From the listing, collect all lines containing the word "drawn".
[Stored data start]
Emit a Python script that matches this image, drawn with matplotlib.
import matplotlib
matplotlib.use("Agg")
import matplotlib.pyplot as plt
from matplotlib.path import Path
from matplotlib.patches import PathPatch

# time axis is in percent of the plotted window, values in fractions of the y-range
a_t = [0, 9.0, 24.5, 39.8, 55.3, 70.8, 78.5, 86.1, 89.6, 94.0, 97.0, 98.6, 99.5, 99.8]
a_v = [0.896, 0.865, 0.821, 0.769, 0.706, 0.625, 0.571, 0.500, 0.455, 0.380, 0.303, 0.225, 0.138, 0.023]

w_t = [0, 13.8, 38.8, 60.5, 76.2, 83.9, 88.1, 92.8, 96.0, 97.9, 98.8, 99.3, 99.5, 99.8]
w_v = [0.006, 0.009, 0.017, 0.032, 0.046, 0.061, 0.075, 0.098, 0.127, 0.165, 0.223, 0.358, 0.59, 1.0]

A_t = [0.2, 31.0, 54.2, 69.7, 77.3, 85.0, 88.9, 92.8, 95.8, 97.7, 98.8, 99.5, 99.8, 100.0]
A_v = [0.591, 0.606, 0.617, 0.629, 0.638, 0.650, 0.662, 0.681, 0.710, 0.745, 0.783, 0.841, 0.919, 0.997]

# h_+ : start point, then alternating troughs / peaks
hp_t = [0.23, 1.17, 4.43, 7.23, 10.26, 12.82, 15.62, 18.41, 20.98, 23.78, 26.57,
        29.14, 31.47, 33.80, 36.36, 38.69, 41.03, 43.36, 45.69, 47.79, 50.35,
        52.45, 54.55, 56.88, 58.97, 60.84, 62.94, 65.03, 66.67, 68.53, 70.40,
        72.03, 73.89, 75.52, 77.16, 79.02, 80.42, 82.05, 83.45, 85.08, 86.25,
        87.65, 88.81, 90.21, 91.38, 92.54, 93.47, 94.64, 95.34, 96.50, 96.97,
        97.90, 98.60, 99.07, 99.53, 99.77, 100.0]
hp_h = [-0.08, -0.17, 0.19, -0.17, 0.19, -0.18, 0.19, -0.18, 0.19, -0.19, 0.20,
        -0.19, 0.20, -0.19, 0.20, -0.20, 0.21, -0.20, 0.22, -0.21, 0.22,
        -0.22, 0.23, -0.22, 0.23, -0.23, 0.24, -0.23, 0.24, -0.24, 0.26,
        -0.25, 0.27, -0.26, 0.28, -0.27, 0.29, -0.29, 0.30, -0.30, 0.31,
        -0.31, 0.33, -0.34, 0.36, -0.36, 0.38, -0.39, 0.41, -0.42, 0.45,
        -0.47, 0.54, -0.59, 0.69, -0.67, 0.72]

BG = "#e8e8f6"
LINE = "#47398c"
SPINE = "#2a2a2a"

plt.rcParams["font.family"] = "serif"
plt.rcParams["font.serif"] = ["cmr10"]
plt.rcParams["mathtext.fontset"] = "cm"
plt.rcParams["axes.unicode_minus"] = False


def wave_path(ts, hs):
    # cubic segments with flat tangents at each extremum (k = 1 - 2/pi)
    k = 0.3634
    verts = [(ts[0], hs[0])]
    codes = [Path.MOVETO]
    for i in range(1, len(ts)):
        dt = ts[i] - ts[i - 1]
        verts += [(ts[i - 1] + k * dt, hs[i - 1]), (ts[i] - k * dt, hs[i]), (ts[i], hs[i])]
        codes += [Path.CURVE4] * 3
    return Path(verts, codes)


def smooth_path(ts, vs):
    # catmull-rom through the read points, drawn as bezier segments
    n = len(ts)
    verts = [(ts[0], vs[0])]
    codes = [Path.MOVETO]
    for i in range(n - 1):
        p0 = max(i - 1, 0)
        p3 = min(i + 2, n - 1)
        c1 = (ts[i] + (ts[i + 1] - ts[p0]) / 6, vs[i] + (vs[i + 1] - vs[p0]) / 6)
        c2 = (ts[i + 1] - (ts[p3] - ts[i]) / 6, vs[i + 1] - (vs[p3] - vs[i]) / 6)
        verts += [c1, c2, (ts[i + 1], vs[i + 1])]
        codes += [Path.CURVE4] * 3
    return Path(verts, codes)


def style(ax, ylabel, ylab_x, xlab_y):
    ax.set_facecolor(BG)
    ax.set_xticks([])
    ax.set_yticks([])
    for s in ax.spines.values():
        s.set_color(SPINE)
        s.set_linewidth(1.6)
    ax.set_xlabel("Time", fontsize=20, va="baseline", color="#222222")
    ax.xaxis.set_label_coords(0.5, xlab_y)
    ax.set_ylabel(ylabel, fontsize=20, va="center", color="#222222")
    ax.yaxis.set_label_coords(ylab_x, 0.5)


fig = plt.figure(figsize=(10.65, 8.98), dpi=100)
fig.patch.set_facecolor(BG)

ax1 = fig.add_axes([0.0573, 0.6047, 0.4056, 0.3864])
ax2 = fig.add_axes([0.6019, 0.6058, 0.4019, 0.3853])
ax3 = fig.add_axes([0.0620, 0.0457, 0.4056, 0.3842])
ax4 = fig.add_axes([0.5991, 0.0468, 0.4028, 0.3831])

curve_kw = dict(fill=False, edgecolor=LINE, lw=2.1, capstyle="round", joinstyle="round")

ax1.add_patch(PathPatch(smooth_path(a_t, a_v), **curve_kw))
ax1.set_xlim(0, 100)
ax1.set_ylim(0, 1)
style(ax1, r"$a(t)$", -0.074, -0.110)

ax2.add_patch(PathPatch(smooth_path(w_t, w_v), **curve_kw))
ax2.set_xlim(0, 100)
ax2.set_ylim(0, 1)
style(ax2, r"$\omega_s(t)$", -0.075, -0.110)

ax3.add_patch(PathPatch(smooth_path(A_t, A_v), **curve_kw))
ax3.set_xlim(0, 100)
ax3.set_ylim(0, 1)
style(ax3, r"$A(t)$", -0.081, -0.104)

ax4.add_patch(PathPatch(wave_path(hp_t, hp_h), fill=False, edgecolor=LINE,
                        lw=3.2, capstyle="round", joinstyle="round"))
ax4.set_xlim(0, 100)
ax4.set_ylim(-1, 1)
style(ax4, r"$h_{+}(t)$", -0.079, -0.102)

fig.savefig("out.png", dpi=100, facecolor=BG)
[Stored data end]
§ Answer to this task
Emit a Python script that matches this image, drawn with matplotlib.
    # catmull-rom through the read points, drawn as bezier segments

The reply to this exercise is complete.